Il premier Antonis Samaras non l’ha presa benissimo. Ieri, convinto che Francoforte avrebbe escluso Atene dal suo programma di sostegno all’economia del Vecchio continente, aveva convocato un conferenza stampa a reti unificate per calcare la mano sulle parole d’ordine della sua campagna elettorale («Syriza ci porterà fuori dall’euro e ci trasformerà in una Corea del Nord europea» l’ultima perla). Invece ha dovuto prendere atto del ramoscello d’ulivo di Draghi e fare una timida retromarcia: «Non buttate al vento cinque anni di sacrifici», ha detto davanti alle telecamere, provando a convincere quel 10% di indecisi che potrebbe ribaltare le certezze dei sondaggi.
La strada però è in salita. «Ho votato tutta la mia vita Nea Demokratia, il partito del premier — racconta davanti al palco Danai Dimitropoulou, dipendente del Comune di Atene — . E cosa ho avuto in cambio? Il mio stipendio è sceso da 1.400 a mille euro. Mio marito è rimasto senza lavoro due anni fa e da 12 mesi non ha più nemmeno l’assistenza sanitaria. Un disastro visto che è diabetico». Risultato: come molti ex elettori del centrodestra domenica prossima «farò quello che non avrei mai immaginato di fare in vita mia: mettere la croce sul simbolo di Syriza».

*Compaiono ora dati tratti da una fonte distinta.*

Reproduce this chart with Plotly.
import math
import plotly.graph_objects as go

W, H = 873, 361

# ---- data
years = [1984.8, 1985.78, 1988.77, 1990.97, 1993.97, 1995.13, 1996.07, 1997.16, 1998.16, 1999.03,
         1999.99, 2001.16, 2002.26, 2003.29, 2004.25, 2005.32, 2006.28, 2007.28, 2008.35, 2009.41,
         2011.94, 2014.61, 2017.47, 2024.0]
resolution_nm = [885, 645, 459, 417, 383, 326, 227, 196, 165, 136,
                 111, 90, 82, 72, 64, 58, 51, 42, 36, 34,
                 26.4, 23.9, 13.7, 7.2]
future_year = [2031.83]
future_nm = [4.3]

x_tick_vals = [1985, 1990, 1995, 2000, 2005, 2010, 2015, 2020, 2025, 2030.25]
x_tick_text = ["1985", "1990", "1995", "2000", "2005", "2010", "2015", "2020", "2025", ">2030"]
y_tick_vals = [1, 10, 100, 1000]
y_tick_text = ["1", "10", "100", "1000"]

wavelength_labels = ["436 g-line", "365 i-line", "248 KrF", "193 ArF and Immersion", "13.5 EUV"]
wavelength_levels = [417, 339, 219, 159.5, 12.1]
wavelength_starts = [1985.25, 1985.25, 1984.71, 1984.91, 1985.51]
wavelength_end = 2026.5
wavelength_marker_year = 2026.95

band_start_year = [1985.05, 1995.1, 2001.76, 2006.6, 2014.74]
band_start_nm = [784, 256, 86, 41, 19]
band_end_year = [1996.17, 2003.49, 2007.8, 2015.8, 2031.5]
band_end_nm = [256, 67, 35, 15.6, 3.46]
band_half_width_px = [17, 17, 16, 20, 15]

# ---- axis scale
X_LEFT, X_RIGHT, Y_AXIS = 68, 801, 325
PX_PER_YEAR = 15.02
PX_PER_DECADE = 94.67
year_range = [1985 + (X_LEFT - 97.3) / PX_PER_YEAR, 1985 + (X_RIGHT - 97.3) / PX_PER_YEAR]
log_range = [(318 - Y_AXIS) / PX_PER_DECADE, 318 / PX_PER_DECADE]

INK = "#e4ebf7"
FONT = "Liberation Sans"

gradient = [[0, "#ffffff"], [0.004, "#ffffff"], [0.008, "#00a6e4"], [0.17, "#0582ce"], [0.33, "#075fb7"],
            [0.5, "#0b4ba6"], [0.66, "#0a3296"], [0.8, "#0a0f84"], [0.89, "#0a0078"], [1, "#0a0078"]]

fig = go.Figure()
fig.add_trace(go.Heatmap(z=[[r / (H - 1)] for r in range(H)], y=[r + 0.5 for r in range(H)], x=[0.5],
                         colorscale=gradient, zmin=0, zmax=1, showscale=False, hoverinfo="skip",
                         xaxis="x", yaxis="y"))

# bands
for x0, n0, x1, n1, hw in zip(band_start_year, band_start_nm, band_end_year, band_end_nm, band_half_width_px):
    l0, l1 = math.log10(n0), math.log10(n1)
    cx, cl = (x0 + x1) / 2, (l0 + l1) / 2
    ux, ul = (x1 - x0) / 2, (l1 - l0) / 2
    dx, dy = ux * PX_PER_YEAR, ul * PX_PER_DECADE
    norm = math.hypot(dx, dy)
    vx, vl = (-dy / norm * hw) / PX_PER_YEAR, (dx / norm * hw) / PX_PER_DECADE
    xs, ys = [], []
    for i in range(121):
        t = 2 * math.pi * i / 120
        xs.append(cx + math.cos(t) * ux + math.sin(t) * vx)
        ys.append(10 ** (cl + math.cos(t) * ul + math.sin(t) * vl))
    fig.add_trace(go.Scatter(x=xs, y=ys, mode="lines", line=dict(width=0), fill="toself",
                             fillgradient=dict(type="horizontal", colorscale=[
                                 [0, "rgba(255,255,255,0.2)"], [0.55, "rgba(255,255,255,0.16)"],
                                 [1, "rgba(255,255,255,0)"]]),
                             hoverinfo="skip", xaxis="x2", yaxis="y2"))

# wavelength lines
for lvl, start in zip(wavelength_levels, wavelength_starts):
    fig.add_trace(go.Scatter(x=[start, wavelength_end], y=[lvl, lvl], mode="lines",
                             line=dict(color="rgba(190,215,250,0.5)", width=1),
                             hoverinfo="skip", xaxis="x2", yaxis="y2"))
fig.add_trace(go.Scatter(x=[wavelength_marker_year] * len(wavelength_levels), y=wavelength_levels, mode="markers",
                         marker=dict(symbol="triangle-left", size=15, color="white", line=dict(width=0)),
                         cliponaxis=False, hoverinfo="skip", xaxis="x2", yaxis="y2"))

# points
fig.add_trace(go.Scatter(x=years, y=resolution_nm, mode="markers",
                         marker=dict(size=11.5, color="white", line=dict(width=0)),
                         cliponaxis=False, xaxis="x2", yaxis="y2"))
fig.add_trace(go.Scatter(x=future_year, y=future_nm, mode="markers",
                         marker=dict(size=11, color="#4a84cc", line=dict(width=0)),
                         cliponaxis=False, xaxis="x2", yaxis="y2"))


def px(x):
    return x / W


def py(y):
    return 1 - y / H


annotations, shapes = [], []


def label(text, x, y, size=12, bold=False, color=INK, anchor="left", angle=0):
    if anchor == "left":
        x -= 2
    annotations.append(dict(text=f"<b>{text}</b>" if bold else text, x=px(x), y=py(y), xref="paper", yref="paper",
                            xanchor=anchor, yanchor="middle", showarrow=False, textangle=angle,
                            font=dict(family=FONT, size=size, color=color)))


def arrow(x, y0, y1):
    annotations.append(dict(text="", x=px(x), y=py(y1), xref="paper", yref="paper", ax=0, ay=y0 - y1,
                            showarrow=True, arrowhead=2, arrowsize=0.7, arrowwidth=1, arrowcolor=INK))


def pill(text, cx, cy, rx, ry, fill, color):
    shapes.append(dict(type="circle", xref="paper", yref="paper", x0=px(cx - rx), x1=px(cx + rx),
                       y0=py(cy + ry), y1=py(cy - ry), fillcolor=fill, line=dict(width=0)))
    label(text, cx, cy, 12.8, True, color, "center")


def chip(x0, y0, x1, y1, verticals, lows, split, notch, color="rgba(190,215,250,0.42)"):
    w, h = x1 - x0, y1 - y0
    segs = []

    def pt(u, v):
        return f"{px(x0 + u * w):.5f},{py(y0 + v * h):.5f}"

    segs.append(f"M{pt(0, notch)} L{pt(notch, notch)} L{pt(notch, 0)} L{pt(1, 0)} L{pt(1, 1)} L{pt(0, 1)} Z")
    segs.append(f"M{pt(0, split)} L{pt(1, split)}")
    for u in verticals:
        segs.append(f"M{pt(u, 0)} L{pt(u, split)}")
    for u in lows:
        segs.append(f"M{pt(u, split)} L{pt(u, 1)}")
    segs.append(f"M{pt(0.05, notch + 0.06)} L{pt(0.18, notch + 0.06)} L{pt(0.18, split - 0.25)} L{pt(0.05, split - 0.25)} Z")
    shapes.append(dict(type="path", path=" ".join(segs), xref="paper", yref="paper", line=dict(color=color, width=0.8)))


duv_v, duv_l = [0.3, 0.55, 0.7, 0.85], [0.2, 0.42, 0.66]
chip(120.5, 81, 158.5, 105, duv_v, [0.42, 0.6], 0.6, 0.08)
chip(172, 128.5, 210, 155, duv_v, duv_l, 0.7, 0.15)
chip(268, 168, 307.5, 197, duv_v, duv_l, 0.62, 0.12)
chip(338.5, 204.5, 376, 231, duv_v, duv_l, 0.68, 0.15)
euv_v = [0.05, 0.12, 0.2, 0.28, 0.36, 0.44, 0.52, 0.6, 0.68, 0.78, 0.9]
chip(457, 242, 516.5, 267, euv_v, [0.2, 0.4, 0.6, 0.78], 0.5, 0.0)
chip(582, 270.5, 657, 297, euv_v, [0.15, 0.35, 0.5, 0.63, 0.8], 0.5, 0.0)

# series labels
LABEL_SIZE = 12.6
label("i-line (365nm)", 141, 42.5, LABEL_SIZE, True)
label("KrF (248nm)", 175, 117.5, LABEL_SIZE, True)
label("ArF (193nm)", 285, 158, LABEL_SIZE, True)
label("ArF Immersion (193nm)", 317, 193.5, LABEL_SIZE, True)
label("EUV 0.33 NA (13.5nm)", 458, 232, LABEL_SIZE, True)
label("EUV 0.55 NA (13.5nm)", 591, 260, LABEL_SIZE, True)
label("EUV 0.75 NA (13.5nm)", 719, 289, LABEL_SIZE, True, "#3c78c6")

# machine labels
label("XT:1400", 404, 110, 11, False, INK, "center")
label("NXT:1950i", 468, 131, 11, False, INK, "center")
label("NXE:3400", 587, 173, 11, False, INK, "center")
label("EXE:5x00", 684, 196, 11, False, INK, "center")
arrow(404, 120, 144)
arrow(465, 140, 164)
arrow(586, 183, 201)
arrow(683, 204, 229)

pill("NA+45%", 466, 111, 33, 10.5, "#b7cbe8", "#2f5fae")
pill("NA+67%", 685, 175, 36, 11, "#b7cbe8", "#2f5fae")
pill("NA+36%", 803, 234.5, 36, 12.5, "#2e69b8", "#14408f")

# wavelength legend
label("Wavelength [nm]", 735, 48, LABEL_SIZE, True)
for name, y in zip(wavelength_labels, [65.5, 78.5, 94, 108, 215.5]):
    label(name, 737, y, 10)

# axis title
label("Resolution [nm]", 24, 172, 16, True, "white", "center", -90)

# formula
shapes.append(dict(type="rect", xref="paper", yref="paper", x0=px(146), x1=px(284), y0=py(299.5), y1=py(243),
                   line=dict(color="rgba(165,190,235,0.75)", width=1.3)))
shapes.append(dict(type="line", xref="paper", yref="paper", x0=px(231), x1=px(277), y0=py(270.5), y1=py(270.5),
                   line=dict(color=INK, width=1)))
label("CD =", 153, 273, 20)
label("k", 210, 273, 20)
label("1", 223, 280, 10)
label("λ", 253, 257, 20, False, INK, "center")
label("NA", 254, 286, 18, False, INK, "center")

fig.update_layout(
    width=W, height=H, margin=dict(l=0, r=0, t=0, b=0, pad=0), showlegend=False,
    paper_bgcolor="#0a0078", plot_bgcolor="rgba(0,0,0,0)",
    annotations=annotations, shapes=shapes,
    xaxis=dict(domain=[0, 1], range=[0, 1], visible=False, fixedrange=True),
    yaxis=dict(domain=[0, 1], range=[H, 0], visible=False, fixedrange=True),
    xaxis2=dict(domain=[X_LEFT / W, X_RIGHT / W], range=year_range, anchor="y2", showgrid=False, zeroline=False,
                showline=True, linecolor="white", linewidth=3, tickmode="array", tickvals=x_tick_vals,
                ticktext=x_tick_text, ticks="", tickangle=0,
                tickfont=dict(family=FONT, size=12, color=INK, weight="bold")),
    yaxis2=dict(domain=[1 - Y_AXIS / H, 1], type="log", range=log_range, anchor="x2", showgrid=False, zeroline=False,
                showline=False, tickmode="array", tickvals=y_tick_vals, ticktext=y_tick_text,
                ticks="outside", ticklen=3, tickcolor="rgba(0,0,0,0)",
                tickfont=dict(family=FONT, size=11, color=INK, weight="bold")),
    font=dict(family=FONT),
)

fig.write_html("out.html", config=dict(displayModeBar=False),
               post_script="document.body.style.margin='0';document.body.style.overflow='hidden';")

Tsipras e Iglesias sanno che certi treni passano una sola volta. E non vogliono sprecare il jolly che hanno in mano, sperando di trovare lungo il percorso alleati anche in Italia, Irlanda («oggi mi ha chiamato il presidente del Sinn Fein Gerry Adams», racconta il leader della sinistra ellenica) e persino in Germania. «Noi non siamo un pericolo per l’Europa e per la Grecia ma per quelli che hanno portato il nostro paese nel baratro — assicura Tsipras — . Non abbiamo paura di niente. Combatteremo l’evasione fiscale e l’economia in nero per trovare i soldi con cui ridare il lavoro alla gente». Musica per le orecchie di Omonia. «Nessuno perderà la sua prima casa se non riesce a pagare i debiti alle banche! — aggiunge — dobbiamo lavorare per un paese più giusto, più equo e più democratico».
L’obiettivo, in questa sera piena di ottimismo, è riuscire a conquistare la maggioranza assoluta in Parlamento per poter negoziare con la Troika da una posizione di forza e senza annacquare il programma elettorale in nome di un governo di coalizione. “We will, we will rock you”, canta la piazza di Atene. Qui, sei anni fa, è iniziata la crisi dell’euro. Ma da qui, sulle note dei Queen e della rivoluzione targata “Tsiglesias”, ha iniziato a soffiare il vento che rischia di cambiare di nuovo (da sinistra) la storia dei vecchio continente.